Liberating and match-making, as it turned out. The budding romance between McCloskey and fellow cast mate Lauren Bedford Russell became a major story line on the show.
Despite having a new partner - who recently revealed that she was living with multiple sclerosis - and that romantic band name, this Valentine's Day she's looking forward to a rare break.
"Here's the crazy thing about Valentine's Day: I will not be on tour, which is amazing," she says. "That's a plan in itself. But I'm sure I'll be wining and dining and running around New York City."
When she's not living la vie boheme in NYC, she's out on tour living the rock life. As with any great rock star, she's got a lot to say. Being one of the few women - not to mention queer women - in rock, she believes it's important to be a role model.
"I've never tried to deny who I am and what my sexuality is," she says. "I think it's important to stand up and be that role model for younger people within our community and within our country right now. It's an important time to stand up for equality and gay rights and gay marriage."
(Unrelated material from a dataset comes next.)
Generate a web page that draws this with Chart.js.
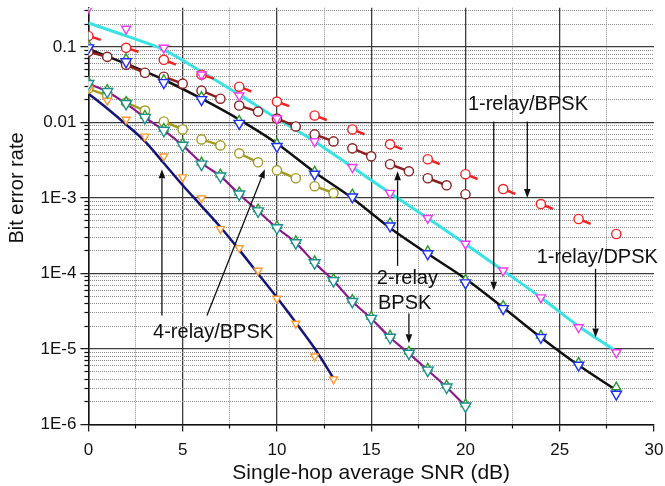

Never one for drama, McCloskey was quick to throw praise on another queer female musician who she thinks is doing it right. Beth Ditto, lead singer of rock band Gossip, is known for her fearless push for body acceptance, which McCloskey thinks is both necessary and thrilling.
"She's an amazing idol," McCloskey says. "I think it's really important that there are women out there with beautiful curves like her. I mean, she's gorgeous and she doesn't hide her body and she shows it off in a way that's very proud. I think that's very important, because what we see in pop culture is not that body type. It shows young girls that they should be proud of their bodies."
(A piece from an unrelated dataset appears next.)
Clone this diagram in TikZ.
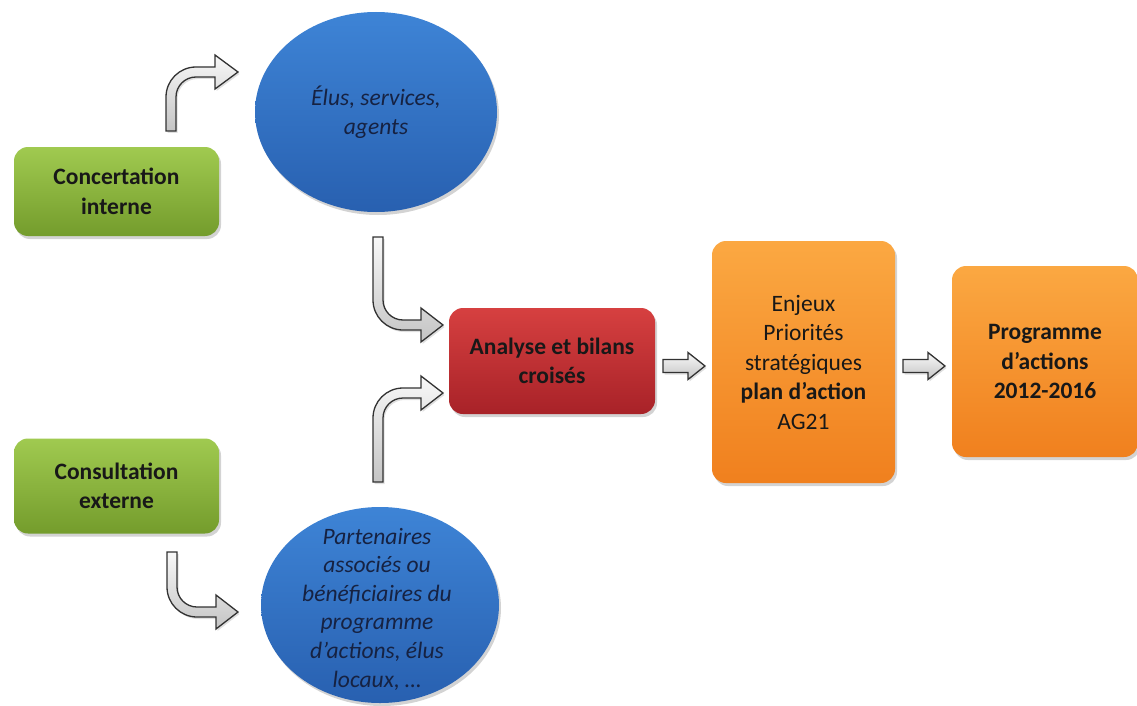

McCloskey finds aspiration - and inspiration - in Ditto and Gossip's continued success. With Obama's gay-affirming second inauguration, she's finding a similar aspiration. Of course, that little issue of nationality might get in the way but it never hurts to dream.
"That would be like a big dream," she says of performing at the president's inauguration. "First of all, half the band is Canadian, so I'm not sure it would be completely appropriate. But just to see those musicians at the inauguration with proud looks on their faces, it really gave people something to look forward to."